This amendment, and amendment 20, are consequential on amendment 18. They provide that a childcare provider who does not comply with the requirement to pay the repayable amount to the account provider is liable to pay the top-up element of the payment to HMRC.
Amendment 20, in clause 39, page 24, line 39, leave out “repayment” and insert “payment”. —(Priti Patel.)
I have a point of clarification. Clause 39 deals with the recovery of top-ups in cases in which parents or HMRC have made an error. It suggests that top-up payments will be recoverable if they have been paid to a person who was not entitled to them. Presumably that covers payments HMRC has made in error. If so, how would it recover those payments? It would be helpful if the Minister could clarify that for the Committee.
The clause allows HMRC to recover top-up payments if they are made to a person who is not entitled to them.
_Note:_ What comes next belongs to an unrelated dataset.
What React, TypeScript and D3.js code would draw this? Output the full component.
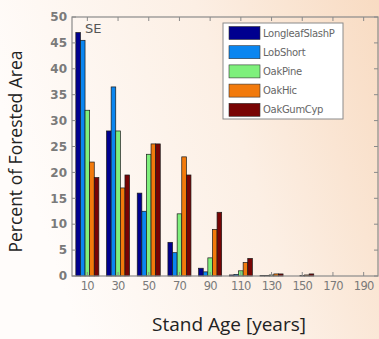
import * as d3 from "d3";

const bins = ["10", "30", "50", "70", "90", "110", "130", "150", "170", "190"];
const seriesNames = ["LongleafSlashP", "LobShort", "OakPine", "OakHic", "OakGumCyp"];
const seriesColors = ["#00008f", "#0a86f0", "#7ef07c", "#f27a0c", "#780404"];

const longleafSlashP = [47, 28, 16, 6.5, 1.5, 0.2, 0.1, 0, 0, 0];
const lobShort = [45.5, 36.5, 12.5, 4.5, 0.8, 0.3, 0.1, 0, 0, 0];
const oakPine = [32, 28, 23.5, 12, 3.5, 1, 0.2, 0.1, 0, 0];
const oakHic = [22, 17, 25.5, 23, 9, 2.6, 0.4, 0.2, 0, 0];
const oakGumCyp = [19, 19.5, 25.5, 19.5, 12.3, 3.4, 0.4, 0.4, 0, 0];
const seriesValues = [longleafSlashP, lobShort, oakPine, oakHic, oakGumCyp];

const yTicks = [0, 5, 10, 15, 20, 25, 30, 35, 40, 45, 50];

export default function App() {
    const width = 379;
    const height = 339;
    const plot = { left: 72, right: 379, top: 17, bottom: 276 };

    const x = d3.scaleBand<string>()
        .domain(bins)
        .range([plot.left, plot.right])
        .paddingInner(0.25)
        .paddingOuter(0.125);
    const xInner = d3.scaleBand<number>()
        .domain(d3.range(seriesNames.length))
        .range([0, x.bandwidth()]);
    const y = d3.scaleLinear().domain([0, 50]).range([plot.bottom, plot.top]);

    const tickFont = "'DejaVu Sans', sans-serif";
    const labelFont = "'Open Sans', sans-serif";

    return (
        <svg width={width} height={height} style={{ display: "block", position: "absolute", left: 0, top: 0 }}>
            <defs>
                <linearGradient id="bg" x1="0" y1="0.3" x2="1" y2="0">
                    <stop offset="0" stopColor="#fffcfa" />
                    <stop offset="0.55" stopColor="#fcefe4" />
                    <stop offset="1" stopColor="#f8dbc2" />
                </linearGradient>
            </defs>
            <rect x={0} y={0} width={width} height={height} fill="url(#bg)" />

            {/* bars */}
            {seriesValues.map((vals, si) => (
                <g key={si}>
                    {vals.map((v, bi) => v > 0 && (
                        <rect
                            key={bi}
                            x={(x(bins[bi]) ?? 0) + (xInner(si) ?? 0)}
                            y={y(v)}
                            width={xInner.bandwidth()}
                            height={plot.bottom - y(v)}
                            fill={seriesColors[si]}
                            stroke="#1a1a1a"
                            strokeWidth={0.7}
                        />
                    ))}
                </g>
            ))}

            {/* frame */}
            <rect x={plot.left} y={plot.top} width={plot.right - plot.left - 1} height={plot.bottom - plot.top}
                fill="none" stroke="#8a8a8a" strokeWidth={1.2} />

            {/* y ticks */}
            {yTicks.map(t => (
                <g key={t}>
                    <line x1={plot.left} x2={plot.left + 4} y1={y(t)} y2={y(t)} stroke="#8a8a8a" />
                    <line x1={plot.right - 5} x2={plot.right - 1} y1={y(t)} y2={y(t)} stroke="#8a8a8a" />
                    <text x={plot.left - 5} y={y(t)} dy="0.35em" textAnchor="end" fontSize={12}
                        fontFamily={tickFont} fill="#7a7a7a" fontWeight="bold">{t}</text>
                </g>
            ))}

            {/* x ticks */}
            {bins.map(b => {
                const cx = (x(b) ?? 0) + x.bandwidth() / 2;
                return (
                    <g key={b}>
                        <line x1={cx} x2={cx} y1={plot.bottom} y2={plot.bottom - 4} stroke="#8a8a8a" />
                        <line x1={cx} x2={cx} y1={plot.top} y2={plot.top + 4} stroke="#8a8a8a" />
                        <text x={cx} y={plot.bottom + 14} textAnchor="middle" fontSize={11.5}
                            fontFamily={tickFont} fill="#7a7a7a" letterSpacing={-0.8}>{b}</text>
                    </g>
                );
            })}

            <text x={plot.left + 13} y={plot.top + 16} fontSize={13} fontFamily={tickFont} fill="#555">SE</text>

            {/* legend */}
            <g>
                <rect x={223} y={23} width={120} height={96} fill="#ffffff" stroke="#8a8a8a" strokeWidth={1} />
                {seriesNames.map((name, i) => (
                    <g key={name} transform={`translate(229, ${33 + i * 19.2})`}>
                        <rect x={0} y={-6.5} width={31} height={13} fill={seriesColors[i]} stroke="#333" strokeWidth={0.6} />
                        <text x={34} y={0} dy="0.35em" fontSize={10} fontFamily={tickFont} fill="#666" letterSpacing={-0.3}>{name}</text>
                    </g>
                ))}
            </g>

            {/* axis titles */}
            <text transform={`translate(22, ${(plot.top + plot.bottom) / 2 + 5}) rotate(-90)`} textAnchor="middle"
                fontSize={17.5} fontFamily={labelFont} fill="#222">Percent of Forested Area</text>
            <text x={229} y={331} textAnchor="middle" fontSize={19} fontFamily={labelFont} fill="#222">Stand Age [years]</text>
        </svg>
    );
}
It also allows it to recover such payments when they have been spent on something other than qualified child care. As I explained when we considered clause 20 last week, such a payment is known as a prohibited payment.
The clause also allows HMRC to recover top-up payments when a repayment is made directly to an account holder. That might occur when, contrary to the requirement in clause 23, a child care provider makes a repayment directly to a parent, rather than into the child care account. Part of that repayment will represent the top-up payment from the Government, so the parent will be liable to pay the top-up element to HMRC.
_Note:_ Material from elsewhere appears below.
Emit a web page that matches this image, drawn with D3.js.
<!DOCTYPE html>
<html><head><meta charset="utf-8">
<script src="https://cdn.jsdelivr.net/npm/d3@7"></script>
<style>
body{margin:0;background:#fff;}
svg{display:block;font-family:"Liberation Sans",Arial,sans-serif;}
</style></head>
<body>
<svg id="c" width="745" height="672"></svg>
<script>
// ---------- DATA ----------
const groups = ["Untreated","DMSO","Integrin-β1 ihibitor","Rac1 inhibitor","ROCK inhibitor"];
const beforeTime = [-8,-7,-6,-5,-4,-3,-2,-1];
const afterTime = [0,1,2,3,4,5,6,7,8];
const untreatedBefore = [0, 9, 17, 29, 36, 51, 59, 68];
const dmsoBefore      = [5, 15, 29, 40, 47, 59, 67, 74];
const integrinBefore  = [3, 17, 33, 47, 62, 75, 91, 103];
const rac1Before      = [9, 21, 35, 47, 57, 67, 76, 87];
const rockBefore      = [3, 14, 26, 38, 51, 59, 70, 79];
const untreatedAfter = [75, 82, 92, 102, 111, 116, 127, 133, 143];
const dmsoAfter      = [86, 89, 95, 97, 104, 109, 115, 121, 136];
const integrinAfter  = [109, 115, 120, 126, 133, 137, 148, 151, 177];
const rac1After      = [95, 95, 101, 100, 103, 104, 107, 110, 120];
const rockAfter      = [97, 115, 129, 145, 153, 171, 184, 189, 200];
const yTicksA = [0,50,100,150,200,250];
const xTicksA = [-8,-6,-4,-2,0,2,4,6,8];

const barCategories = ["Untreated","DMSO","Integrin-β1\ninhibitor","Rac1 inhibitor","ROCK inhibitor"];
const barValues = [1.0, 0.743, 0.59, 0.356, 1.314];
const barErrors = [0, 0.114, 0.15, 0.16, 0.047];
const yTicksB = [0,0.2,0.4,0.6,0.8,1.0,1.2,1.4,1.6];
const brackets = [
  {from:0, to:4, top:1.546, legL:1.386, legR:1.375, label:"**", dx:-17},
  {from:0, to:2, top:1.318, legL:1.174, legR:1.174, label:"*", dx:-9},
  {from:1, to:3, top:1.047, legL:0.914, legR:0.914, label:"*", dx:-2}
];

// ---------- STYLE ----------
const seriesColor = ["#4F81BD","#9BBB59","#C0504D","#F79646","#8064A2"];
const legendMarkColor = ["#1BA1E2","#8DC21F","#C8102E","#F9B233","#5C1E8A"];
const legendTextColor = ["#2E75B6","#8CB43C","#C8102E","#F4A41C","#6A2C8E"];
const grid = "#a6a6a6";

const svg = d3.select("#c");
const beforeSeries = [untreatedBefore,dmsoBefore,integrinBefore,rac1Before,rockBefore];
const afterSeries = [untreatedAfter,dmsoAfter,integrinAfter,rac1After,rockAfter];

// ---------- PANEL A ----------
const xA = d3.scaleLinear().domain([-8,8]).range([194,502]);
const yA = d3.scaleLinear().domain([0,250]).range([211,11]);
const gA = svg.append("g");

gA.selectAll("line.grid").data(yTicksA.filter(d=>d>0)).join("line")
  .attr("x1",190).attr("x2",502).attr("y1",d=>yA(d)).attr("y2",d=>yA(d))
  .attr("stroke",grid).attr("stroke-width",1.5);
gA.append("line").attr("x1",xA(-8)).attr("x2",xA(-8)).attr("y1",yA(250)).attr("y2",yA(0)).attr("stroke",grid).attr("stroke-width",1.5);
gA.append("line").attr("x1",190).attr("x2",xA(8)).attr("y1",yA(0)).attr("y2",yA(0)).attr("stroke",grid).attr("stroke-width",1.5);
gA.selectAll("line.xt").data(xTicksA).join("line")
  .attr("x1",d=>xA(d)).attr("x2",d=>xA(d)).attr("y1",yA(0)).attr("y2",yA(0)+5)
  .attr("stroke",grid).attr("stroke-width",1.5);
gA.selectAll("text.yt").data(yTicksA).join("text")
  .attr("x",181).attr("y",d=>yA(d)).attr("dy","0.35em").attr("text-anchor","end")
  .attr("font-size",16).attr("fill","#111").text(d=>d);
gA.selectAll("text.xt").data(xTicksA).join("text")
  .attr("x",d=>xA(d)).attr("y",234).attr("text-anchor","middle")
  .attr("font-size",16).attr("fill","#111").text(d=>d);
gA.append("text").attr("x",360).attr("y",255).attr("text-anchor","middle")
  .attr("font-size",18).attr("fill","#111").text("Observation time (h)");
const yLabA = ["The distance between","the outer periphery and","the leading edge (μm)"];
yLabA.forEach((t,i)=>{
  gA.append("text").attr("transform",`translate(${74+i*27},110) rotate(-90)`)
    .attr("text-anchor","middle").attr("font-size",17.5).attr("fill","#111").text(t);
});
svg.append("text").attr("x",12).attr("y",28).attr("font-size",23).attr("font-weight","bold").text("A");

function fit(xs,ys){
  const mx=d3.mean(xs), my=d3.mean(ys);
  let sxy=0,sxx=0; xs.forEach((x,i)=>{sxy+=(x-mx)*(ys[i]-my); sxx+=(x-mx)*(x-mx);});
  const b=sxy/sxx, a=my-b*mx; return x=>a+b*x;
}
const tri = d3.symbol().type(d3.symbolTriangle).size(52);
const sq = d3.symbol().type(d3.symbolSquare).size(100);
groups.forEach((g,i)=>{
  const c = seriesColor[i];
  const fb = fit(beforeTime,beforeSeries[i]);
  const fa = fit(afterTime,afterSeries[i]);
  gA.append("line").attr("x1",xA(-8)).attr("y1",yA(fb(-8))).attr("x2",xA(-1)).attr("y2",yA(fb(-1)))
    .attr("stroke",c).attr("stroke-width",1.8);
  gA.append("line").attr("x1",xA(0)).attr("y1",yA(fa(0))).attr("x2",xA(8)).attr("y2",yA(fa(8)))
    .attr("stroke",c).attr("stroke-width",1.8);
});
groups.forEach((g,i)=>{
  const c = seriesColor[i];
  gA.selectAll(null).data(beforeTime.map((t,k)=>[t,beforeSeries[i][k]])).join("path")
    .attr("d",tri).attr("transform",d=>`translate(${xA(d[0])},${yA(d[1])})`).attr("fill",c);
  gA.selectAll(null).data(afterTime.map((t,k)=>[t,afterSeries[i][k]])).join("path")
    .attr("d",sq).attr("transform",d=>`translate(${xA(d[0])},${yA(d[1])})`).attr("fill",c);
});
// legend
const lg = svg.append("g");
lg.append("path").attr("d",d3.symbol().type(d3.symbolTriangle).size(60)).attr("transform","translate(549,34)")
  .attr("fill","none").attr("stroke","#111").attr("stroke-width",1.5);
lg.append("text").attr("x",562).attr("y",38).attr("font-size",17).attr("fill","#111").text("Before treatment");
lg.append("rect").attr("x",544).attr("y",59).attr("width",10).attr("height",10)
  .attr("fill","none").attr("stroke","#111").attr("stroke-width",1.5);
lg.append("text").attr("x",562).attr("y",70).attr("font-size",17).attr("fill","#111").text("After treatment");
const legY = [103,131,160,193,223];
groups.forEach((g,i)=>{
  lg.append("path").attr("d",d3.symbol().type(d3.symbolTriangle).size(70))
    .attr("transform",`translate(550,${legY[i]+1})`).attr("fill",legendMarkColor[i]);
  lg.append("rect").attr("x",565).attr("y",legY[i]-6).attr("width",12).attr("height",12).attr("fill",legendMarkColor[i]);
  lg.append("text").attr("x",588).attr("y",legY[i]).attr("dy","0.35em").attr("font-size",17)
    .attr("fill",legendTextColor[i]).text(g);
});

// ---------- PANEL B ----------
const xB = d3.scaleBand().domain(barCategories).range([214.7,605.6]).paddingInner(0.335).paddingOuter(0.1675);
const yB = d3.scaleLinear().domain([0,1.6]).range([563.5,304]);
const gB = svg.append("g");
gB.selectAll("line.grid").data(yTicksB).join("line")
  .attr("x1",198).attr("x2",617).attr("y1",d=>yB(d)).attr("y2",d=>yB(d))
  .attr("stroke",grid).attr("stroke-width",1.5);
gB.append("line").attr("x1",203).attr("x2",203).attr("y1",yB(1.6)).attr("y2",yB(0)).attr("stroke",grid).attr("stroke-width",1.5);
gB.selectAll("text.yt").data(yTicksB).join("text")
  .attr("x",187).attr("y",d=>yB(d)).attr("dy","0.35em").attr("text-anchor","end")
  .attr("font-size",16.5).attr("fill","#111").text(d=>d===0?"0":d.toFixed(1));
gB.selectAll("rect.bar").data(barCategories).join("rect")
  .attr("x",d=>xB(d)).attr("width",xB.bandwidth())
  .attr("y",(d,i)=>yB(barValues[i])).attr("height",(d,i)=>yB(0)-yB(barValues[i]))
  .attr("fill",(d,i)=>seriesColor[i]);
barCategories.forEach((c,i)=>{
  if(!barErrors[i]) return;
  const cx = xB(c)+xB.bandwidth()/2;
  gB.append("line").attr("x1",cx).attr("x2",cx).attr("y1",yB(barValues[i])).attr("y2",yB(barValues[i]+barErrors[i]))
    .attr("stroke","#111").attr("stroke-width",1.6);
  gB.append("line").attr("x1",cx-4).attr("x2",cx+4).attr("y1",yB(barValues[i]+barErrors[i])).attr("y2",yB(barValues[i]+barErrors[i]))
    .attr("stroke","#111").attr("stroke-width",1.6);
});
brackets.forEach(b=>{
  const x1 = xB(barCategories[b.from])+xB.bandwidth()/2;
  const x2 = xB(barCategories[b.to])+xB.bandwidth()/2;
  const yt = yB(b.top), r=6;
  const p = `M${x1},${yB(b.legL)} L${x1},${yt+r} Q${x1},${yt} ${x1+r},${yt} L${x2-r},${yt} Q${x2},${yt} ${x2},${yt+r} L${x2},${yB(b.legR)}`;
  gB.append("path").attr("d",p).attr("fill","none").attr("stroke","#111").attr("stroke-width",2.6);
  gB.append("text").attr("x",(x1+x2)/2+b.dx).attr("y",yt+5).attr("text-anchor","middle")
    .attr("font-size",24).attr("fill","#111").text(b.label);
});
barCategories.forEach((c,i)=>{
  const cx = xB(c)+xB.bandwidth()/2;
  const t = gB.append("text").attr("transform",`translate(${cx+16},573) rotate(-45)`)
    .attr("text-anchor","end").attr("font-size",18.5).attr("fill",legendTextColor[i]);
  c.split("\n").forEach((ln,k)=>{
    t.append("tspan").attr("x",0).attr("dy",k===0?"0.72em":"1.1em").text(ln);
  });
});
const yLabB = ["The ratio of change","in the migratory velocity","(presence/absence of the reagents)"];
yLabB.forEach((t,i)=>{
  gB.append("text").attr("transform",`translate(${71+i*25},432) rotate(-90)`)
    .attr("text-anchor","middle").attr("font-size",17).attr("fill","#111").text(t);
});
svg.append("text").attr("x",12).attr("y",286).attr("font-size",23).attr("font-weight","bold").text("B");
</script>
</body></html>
When a prohibited payment has been made, there is provision in the clause to recover funds from any person who dishonestly caused or allowed that payment to be made. It is possible, for instance, for there to be collusion between a parent and a child care provider, and the clause will ensure the effective recovery of public funds in such circumstances. HMRC’s ability to recover top-up payments extends to cases where such payments have been made due to the dishonesty of a director or officer of a company.
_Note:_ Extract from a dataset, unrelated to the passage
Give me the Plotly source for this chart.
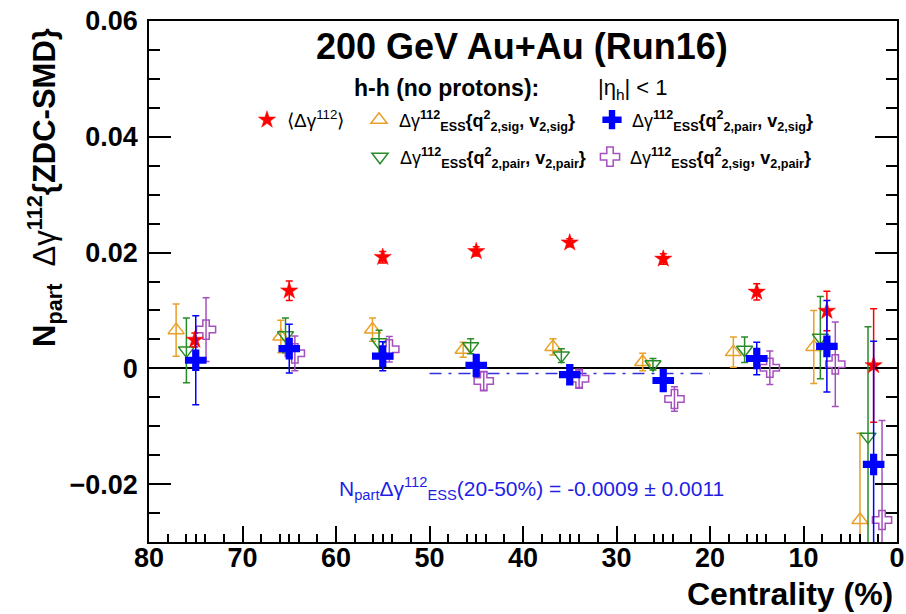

We anticipate that the vast majority of parents will comply with the scheme rules and that HMRC will not have to recover top-up payments from them. However, the clause is needed to deal with cases in which that is not the case. Specifically on the hon. Lady’s question, HMRC will have the ability to recover payments from parents, but its technical means and the way it functions will also give it the ability to pay into accounts. There should, therefore, be no problem with recovering top-up payments or putting money back into accounts.
It is worth highlighting again that we have talked extensively about keeping the scheme simple—simplicity is at its core. That is very much about ensuring that information about registration and children is correct so that there is no room for errors to occur.
I thank the Minister for her reply, but I should clarify that my query relates to cases in which HMRC may have made an error. It is not unheard of for HMRC to make a payment into an account that then needs to be recovered, and parents on lower incomes, in particular, will be concerned about that. Does the clause cover such situations? If so, have the Government thought through how they would approach a case in which HMRC, rather than a parent, has made an error in terms of payments into an account?
I thank the hon. Lady for restating her point. Simplicity is central to the scheme, and it is worth touching on the balance of the account. We have spoken about 80% being the parent contribution and 20% being the top-up funds. It is therefore extremely unlikely that there would be an error by HMRC. The scheme has been designed that way so that HMRC cannot make an error. I recognise the hon. Lady’s point that errors do happen, and that is true in other aspects of the tax system, but this is totally different, and the scheme has been designed in a different way. It is not comparable to other HMRC schemes.